Dulce país

Crítica de Guillermo Colantonio - Fancinema

VERDAD O CONSECUENCIA

Recientemente, a propósito del suceso de El Angel de Luis Ortega, una estrella mediática y twittera con ínfulas de Simone de Beauvoir, pero más cerca de la grasa de las capitales, se mostraba indignada con la supuesta pose cool del protagonista, reclamando justicia para con los asesinos. Este puritanismo de la verosimilitud me hizo acordar a todos los inspectores que pusieron el grito en el cielo cuando se estrenó Django sin cadenas, de Quentin Tarantino, entre ellos, el reconocido y muy buen realizador Spike Lee. Las críticas tenían el mismo origen: la pretensión de fidelidad con la causa histórica (algo similar ya le había ocurrido a Quentin con Bastardos sin gloria). El problema de fondo en todo esto es un reclamo injusto para los tiempos que corren, a saber, que en pleno Siglo XXI el cine deba rendir cuentas a la vida o consagrarse al imperativo del reflejo o de la verdad. El mismo Tarantino ensayó una respuesta bastante ingeniosa en su momento y desechó la posibilidad de hacer una película al servicio de cierto cine de denuncia propio de la industria y atado a las pretensiones de la Historia. Dos cosas al respecto. La primera es que todos aquellos que reclaman no lograron ver en Django sin cadenas un discurso más corrosivo que las estampas ilustradas al estilo de 12 años de esclavitud de Steve McQueen, por citar sólo un caso vinculado temáticamente. Segundo, a los que proclaman la bandera de la objetividad, siempre está a mano Wikipedia. No olvidar que el cine es un acto de fe.

Todo lo anterior viene a colación de Dulce país, de Warwick Thornton, una película sólida, de notable factura estética y con un particular desarrollo narrativo a base de flashbacks y flashforwards que ponen en vilo el conocimiento sobre la historia a la vez que trabajan la espera del espectador. La acción se ubica en el norte de Australia en los años veinte del siglo pasado, el riñón de un estado de podredumbre donde los blancos abusan de los negros.

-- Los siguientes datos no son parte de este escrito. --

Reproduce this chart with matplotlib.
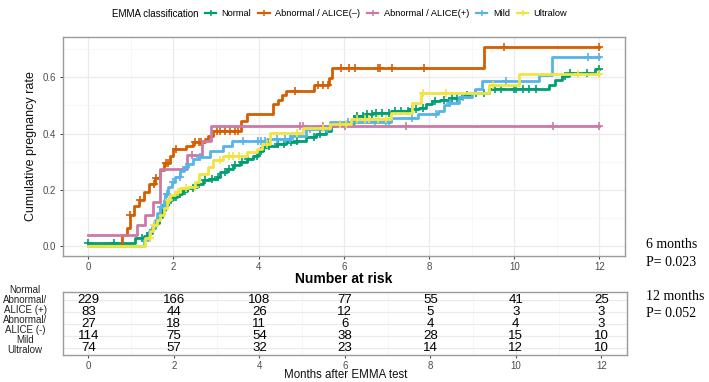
import numpy as np
import matplotlib
matplotlib.use("Agg")
import matplotlib.pyplot as plt
from matplotlib.lines import Line2D

plt.rcParams['font.family'] = ['Liberation Sans Narrow', 'Liberation Sans', 'DejaVu Sans']

# groups / colours (legend order)
groups = ["Normal", "Abnormal / ALICE(\u2013)", "Abnormal / ALICE(+)", "Mild", "Ultralow"]
colors = ["#009E73", "#D55E00", "#CC79A7", "#56B4E9", "#F0E442"]

# step curves: event times (months) and cumulative rate after each step
normal_t = [0, 1.10, 1.30, 1.38, 1.50, 1.57, 1.65, 1.73, 1.81, 1.88, 1.96, 2.08, 2.20, 2.31, 2.47,
            2.55, 2.70, 2.86, 3.02, 3.09, 3.25, 3.40, 3.56, 3.72, 3.87, 3.99, 4.11, 4.19, 4.42, 4.65,
            4.89, 5.12, 5.35, 5.59, 5.71, 5.82, 6.05, 6.25, 6.52, 6.68, 7.11, 7.54, 7.77, 7.93, 8.08,
            8.25, 8.47, 8.78, 8.98, 9.41, 10.81, 10.95, 11.12, 11.28, 11.90]
normal_v = [0.009, 0.027, 0.033, 0.045, 0.062, 0.080, 0.103, 0.127, 0.145, 0.162, 0.174, 0.186, 0.195,
            0.204, 0.209, 0.221, 0.233, 0.239, 0.245, 0.262, 0.274, 0.286, 0.298, 0.310, 0.321, 0.339,
            0.351, 0.357, 0.363, 0.368, 0.374, 0.386, 0.398, 0.410, 0.427, 0.433, 0.439, 0.462, 0.468,
            0.474, 0.480, 0.486, 0.492, 0.504, 0.515, 0.521, 0.527, 0.539, 0.545, 0.560, 0.574, 0.592,
            0.604, 0.615, 0.630]
normal_cens = [0.0, 0.6, 1.25, 1.45, 1.62, 1.75, 1.82, 1.95, 2.05, 2.15, 2.28, 2.45, 2.6, 2.75, 2.9,
               3.05, 3.2, 3.3, 3.45, 3.6, 3.75, 3.95, 4.05, 4.25, 4.45, 4.6, 4.75, 4.9, 5.3, 5.45, 6.3,
               6.45, 6.55, 6.65, 6.75, 6.9, 7.05, 7.2, 7.35, 7.5, 7.6, 7.7, 7.85, 8.15, 8.35, 8.55,
               8.65, 8.9, 9.1, 9.3, 9.55, 9.7, 10.0, 10.05, 10.2, 10.35, 10.5, 11.2, 11.3, 11.7, 12.0]

alice_neg_t = [0, 0.79, 0.91, 0.97, 1.07, 1.18, 1.30, 1.42, 1.57, 1.69, 1.77, 1.92, 2.00, 2.30, 2.45,
               2.75, 2.82, 2.92, 3.58, 3.72, 4.34, 4.45, 4.55, 4.64, 5.31, 5.65, 5.72, 9.30]
alice_neg_v = [0, 0.037, 0.062, 0.109, 0.140, 0.162, 0.190, 0.220, 0.240, 0.270, 0.295, 0.320, 0.345,
               0.357, 0.368, 0.380, 0.392, 0.409, 0.445, 0.468, 0.504, 0.521, 0.536, 0.551, 0.574,
               0.598, 0.633, 0.708]
alice_neg_cens = [0.97, 1.22, 1.55, 1.6, 1.82, 1.88, 2.05, 2.5, 2.6, 2.65, 3.02, 3.1, 3.21, 3.33, 3.44,
                  3.52, 4.85, 5.39, 5.51, 5.63, 5.94, 6.12, 6.27, 6.8, 6.85, 7.13, 7.89, 9.76, 12.0]

alice_pos_t = [0, 1.14, 1.34, 1.52, 1.69, 2.31, 2.66, 2.88]
alice_pos_v = [0.037, 0.074, 0.111, 0.157, 0.275, 0.325, 0.375, 0.426]
alice_pos_cens = [2.44, 4.96, 5.04, 5.5, 6.02, 7.46, 10.9, 12.0]

mild_t = [0, 1.30, 1.42, 1.50, 1.57, 1.61, 1.69, 1.77, 1.81, 1.88, 1.96, 2.04, 2.16, 2.24, 2.35, 2.47,
          2.59, 2.86, 3.17, 3.37, 4.19, 4.77, 5.12, 5.67, 7.10, 7.73, 8.20, 8.35, 8.47, 8.70, 9.00,
          9.07, 9.25, 10.58, 10.89]
mild_v = [0, 0.021, 0.051, 0.068, 0.092, 0.115, 0.139, 0.162, 0.186, 0.209, 0.227, 0.245, 0.268, 0.280,
          0.292, 0.310, 0.318, 0.339, 0.357, 0.374, 0.380, 0.392, 0.415, 0.440, 0.457, 0.468, 0.480,
          0.500, 0.510, 0.530, 0.545, 0.557, 0.586, 0.610, 0.672]
mild_cens = [1.7, 1.85, 2.0, 2.15, 2.3, 2.62, 3.64, 3.99, 4.06, 4.15, 4.42, 4.61, 4.73, 5.2, 5.6, 6.1,
             6.72, 6.99, 7.07, 7.6, 8.16, 8.5, 8.8, 9.8, 11.74, 12.0]

ultralow_t = [0, 1.34, 1.46, 1.53, 1.61, 1.69, 1.77, 1.85, 1.92, 2.04, 2.16, 2.35, 2.51, 2.59, 2.82,
              2.94, 3.17, 3.72, 3.95, 4.07, 4.26, 5.04, 5.67, 6.17, 7.10, 7.61, 7.80, 9.40, 10.10]
ultralow_v = [0, 0.027, 0.051, 0.074, 0.092, 0.109, 0.135, 0.162, 0.180, 0.192, 0.204, 0.210, 0.227,
              0.257, 0.280, 0.304, 0.321, 0.333, 0.345, 0.363, 0.403, 0.421, 0.433, 0.451, 0.474,
              0.509, 0.545, 0.574, 0.612]
ultralow_cens = [1.45, 1.55, 1.9, 2.1, 2.3, 2.5, 3.1, 3.3, 3.4, 3.55, 4.2, 4.9, 5.5, 5.9, 6.05, 6.3,
                 6.5, 6.6, 6.8, 7.0, 7.85, 8.4, 9.5, 11.5, 12.0]

end_time = 12.0

# number at risk table
risk_times = [0, 2, 4, 6, 8, 10, 12]
risk_labels = ["Normal", "Abnormal/\nALICE (+)", "Abnormal/\nALICE (-)", "Mild", "Ultralow"]
risk_normal = [229, 166, 108, 77, 55, 41, 25]
risk_alice_pos = [83, 44, 26, 12, 5, 3, 3]
risk_alice_neg = [27, 18, 11, 6, 4, 4, 3]
risk_mild = [114, 75, 54, 38, 28, 15, 10]
risk_ultralow = [74, 57, 32, 23, 14, 12, 10]

curves = [(normal_t, normal_v, normal_cens),
          (alice_neg_t, alice_neg_v, alice_neg_cens),
          (alice_pos_t, alice_pos_v, alice_pos_cens),
          (mild_t, mild_v, mild_cens),
          (ultralow_t, ultralow_v, ultralow_cens)]
risk_rows = [risk_normal, risk_alice_pos, risk_alice_neg, risk_mild, risk_ultralow]

W, H = 709, 382
fig = plt.figure(figsize=(W / 100, H / 100), dpi=100)

border = "#9a9a9a"
tick_col = "#4d4d4d"


def style_panel(ax):
    for s in ax.spines.values():
        s.set_color(border)
        s.set_linewidth(1.0)
    ax.tick_params(axis="both", colors=tick_col, labelcolor=tick_col, labelsize=7,
                   length=2.5, width=0.8, pad=2)
    ax.set_axisbelow(True)


# ---- main KM panel
ax = fig.add_axes([62.7 / W, 1 - 255.7 / H, (625 - 62.7) / W, (255.7 - 36.7) / H])
style_panel(ax)
ax.set_xlim(-0.6, 12.6)
ax.set_ylim(-0.0355, 0.745)
ax.set_xticks(np.arange(0, 13, 2))
ax.set_xticks(np.arange(1, 12, 2), minor=True)
ax.set_yticks([0.0, 0.2, 0.4, 0.6])
ax.set_yticks([0.1, 0.3, 0.5, 0.7], minor=True)
ax.set_yticklabels(["0.0", "0.2", "0.4", "0.6"])
ax.tick_params(which="minor", length=0)
ax.grid(which="major", color="#EBEBEB", lw=0.9)
ax.grid(which="minor", color="#F4F4F4", lw=0.5)
ax.set_ylabel("Cumulative pregnancy rate", fontsize=9, color="#111111")
ax.yaxis.set_label_coords(-0.045, 0.5)

for (t, v, cens), col in zip(curves, colors):
    t = np.asarray(t)
    v = np.asarray(v)
    ax.step(np.append(t, end_time), np.append(v, v[-1]), where="post", color=col, lw=2.0)
    cens = np.asarray(cens)
    idx = np.searchsorted(t, cens, side="right") - 1
    ax.plot(cens, v[idx], ls="none", marker="+", color=col, ms=5.5, mew=1.2)

# legend on top
fig.text(199 / W, 1 - 13.6 / H, "EMMA classification", fontsize=7.0, va="center", ha="right")
handles = [Line2D([], [], color=c, lw=1.6, marker="+", ms=5, mew=1.1) for c in colors]
fig.legend(handles, groups, loc="center left", bbox_to_anchor=(205 / W, 1 - 13.6 / H),
           ncol=5, frameon=False, fontsize=6.7, handlelength=1.2, handletextpad=0.6,
           columnspacing=0.75, borderpad=0, borderaxespad=0)

# ---- risk table
axt = fig.add_axes([62.7 / W, 1 - 354.5 / H, (627 - 62.7) / W, (354.5 - 291.7) / H])
style_panel(axt)
axt.set_xlim(-0.6, 12.6)
axt.set_ylim(0.5, 5.7)
axt.set_xticks(np.arange(0, 13, 2))
axt.set_xticks(np.arange(1, 12, 2), minor=True)
axt.set_yticks([1, 2, 3, 4, 5])
axt.set_yticklabels([])
axt.tick_params(axis="y", length=0)
axt.tick_params(which="minor", length=0)
axt.grid(which="major", color="#EBEBEB", lw=0.9)
axt.grid(which="minor", axis="x", color="#F4F4F4", lw=0.5)
for i, row in enumerate(risk_rows):
    for x, n in zip(risk_times, row):
        axt.text(x, 5 - i, str(n), ha="center", va="center", fontsize=9.5, color="black")

fig.text(25 / W, 1 - 320.4 / H, "\n".join(risk_labels), ha="center", va="center",
         fontsize=7, linespacing=1.0, color="#222222")

fig.text(343.9 / W, 1 - 279.3 / H, "Number at risk", ha="center", va="center",
         fontsize=10, fontweight="bold")
fig.text(345.8 / W, 1 - 375.5 / H, "Months after EMMA test", ha="center", va="center",
         fontsize=8.3, color="#111111")

# p-value annotations
serif = ["Liberation Serif", "DejaVu Serif"]
fig.text(645.7 / W, 1 - 245 / H, "6 months", family=serif, fontsize=10, va="center")
fig.text(645.7 / W, 1 - 262.3 / H, "P= 0.023", family=serif, fontsize=10, va="center")
fig.text(645.7 / W, 1 - 296.7 / H, "12 months", family=serif, fontsize=10, va="center")
fig.text(645.7 / W, 1 - 313.3 / H, "P= 0.052", family=serif, fontsize=10, va="center")

fig.savefig("out.png", dpi=100)
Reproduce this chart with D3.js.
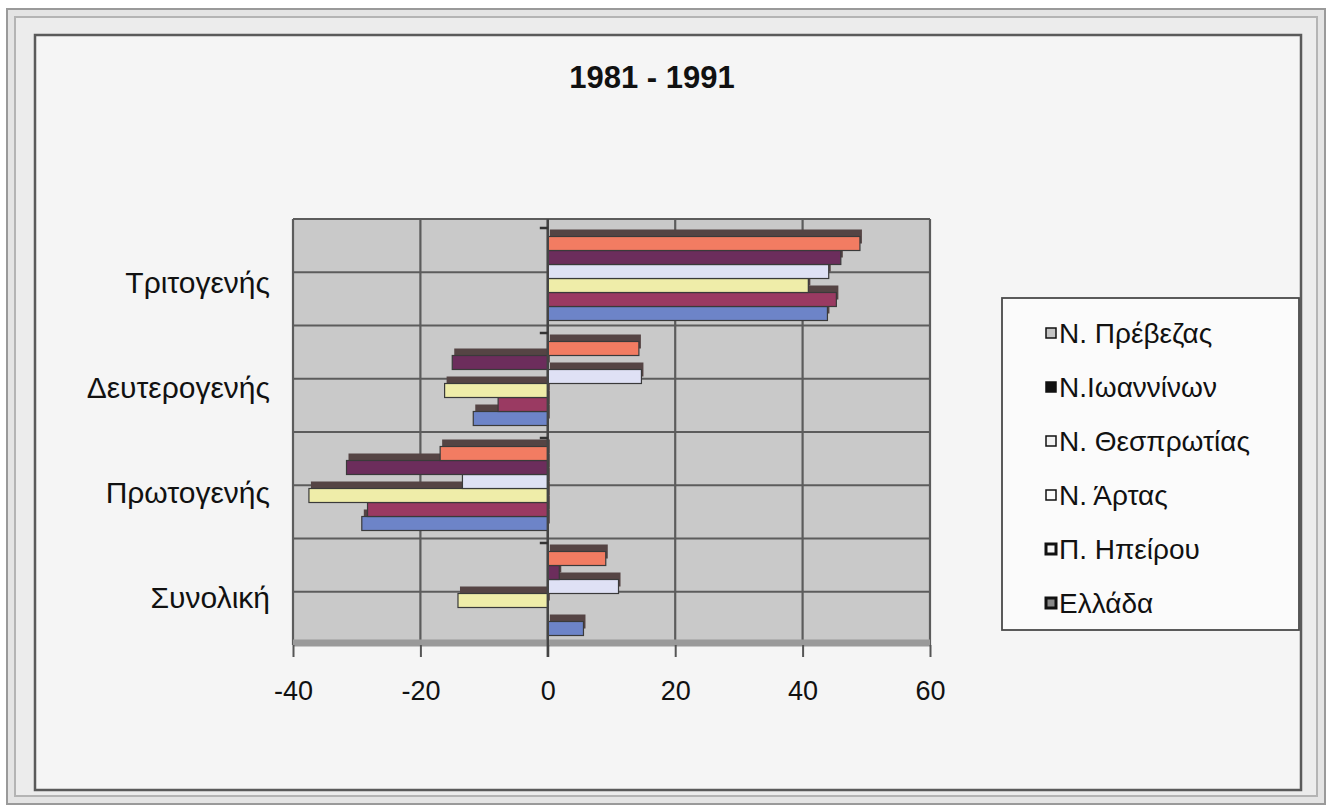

Es decir, nada nuevo bajo el sol y, en todo caso, disfrazado de galantes recursos. En este territorio abierto pero que no deja de ser un laberinto, los blancos parecen animales alzados, los negros son víctimas y los indios son salvajes, la clásica tipificación que encontramos en miles de casos fílmicos. Lo que pretende hacer diferente Thornton es construir un punto de vista que varíe el foco ideológico; sin embargo, se queda a mitad de camino. La mejor prueba para lo anterior está en la gastada fórmula narrativa cuyo discurso político correcto asoma a gritos. Hay un tipo resentido, veterano de guerra llamado Harry que le pide prestado a otro rancho una familia negra para que lo ayude un tiempo en los corrales. Allí abusa de la mujer. La corrección y la prudencia de Thornton se manifiestan en un fundido en negro en las situaciones más violentas. Este hecho y las pretensiones sexuales de Harry para con la hija de Sam, el padre de la familia negra, derivan luego en una serie de hechos dramáticos cuyo final pretende quedar bien con todos, incluidos los aplaudidores de la verosimilitud y de lo políticamente aceptable. Es decir, más de lo mismo, por más que se vista de gala.

El panorama es desolador, al estilo de Sin lugar para los débiles de los hermanos Coen, o de Sin nada que perder de David Mackenzie, situaciones todas donde tres gatos locos se persiguen para matarse en tierras desoladas y asoladas por códigos violentos y de supervivencia. No obstante, hay algo crucial que distingue a éstas de Dulce país y es la necesidad del director para que el mensaje corra siempre cien metros más adelante que el cine mismo, para que la tesis (archiconocida a esta altura) sea más importante que la libertad formal y visual que siempre ha propiciado el género. De este modo, el western aparece como una máscara despojada de la pasión de los grandes realizadores y responde más a esa vena pesimista y oscura que varios prefieren, donde el mensaje suple la riqueza visual y el desenfado capaz de reírse de las convenciones.